Para mim, não resta, hoje, dúvida de que é por força de contingências históricas que a sociedade ocidental, da qual a sociedade brasileira é, evidentemente, um exemplo, professa a fé num único Deus, dotado de uma historicidade cujas tramas são, em geral, desconhecidas da maioria dos homens e mulheres do mundo da rua e do trabalho.
Não se deve chegar à conclusão apressada de que meu declarado ateísmo significa um desinteresse por Deus; de resto, o número de textos que dedico ao tratamento do tema é suficiente para provar ser justamente o contrário disso. A forma por que eu entendo Deus é que sofreu uma mudança radical. Deus não é senão, para mim, um signo ideológico (na acepção de Bakhtin), cujo uso pode servir - e serve, com frequência, - às classes dominantes, com o concurso da Igreja, ela mesma uma instituição representante das forças de dominação, à conservação do status quo. Também como signo, que não designa senão uma ideia na mente, sem que lhe corresponda um referente exterior identificável com um objeto material no mundo conhecido, Deus enfeixa uma série de acontecimentos sócio-históricos que está na raiz do seu desenvolvimento, enquanto signo, e que remontam a mais de 3.000 anos.

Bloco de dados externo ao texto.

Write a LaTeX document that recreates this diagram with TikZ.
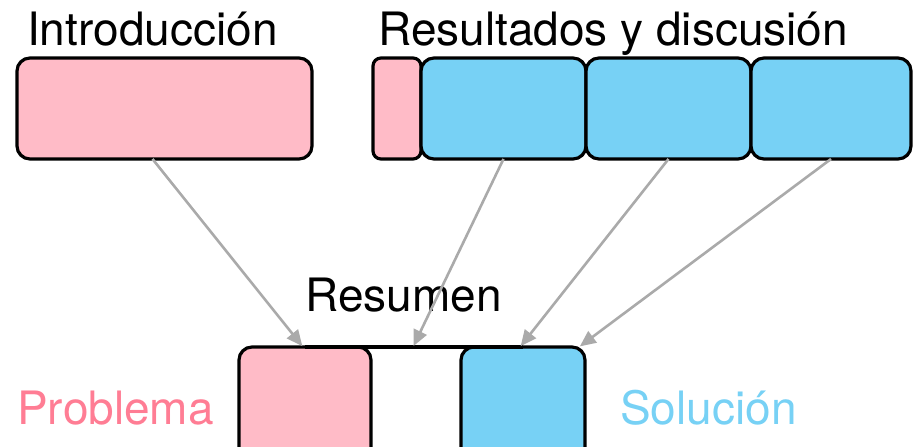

Conhecer esses acontecimentos é devolver a Deus sua face humana. O homem retirou de Deus aquilo que o identifica como obra da atividade histórica humana. Conhecer tais acontecimentos é por de pé o que o próprio homem, no devir histórico, pelo próprio trabalho da história, pôs de ponta-cabeça: no princípio, está o homem; depois ocorreu ao homem que Deus estava em sua origem; e Deus se fez criador do homem, e o criador-homem se fez criatura de Deus. O verdadeiro criador se submeteu à verdadeira criatura. Os polos se inverteram: Deus - criador, causa, origem explica o homem - criatura, consequência, procedência. Deus se apresentou à consciência do homem como a origem do homem e passou a dominar a consciência do homem, que já não mais se reconhece como o verdadeiro inventor de Deus.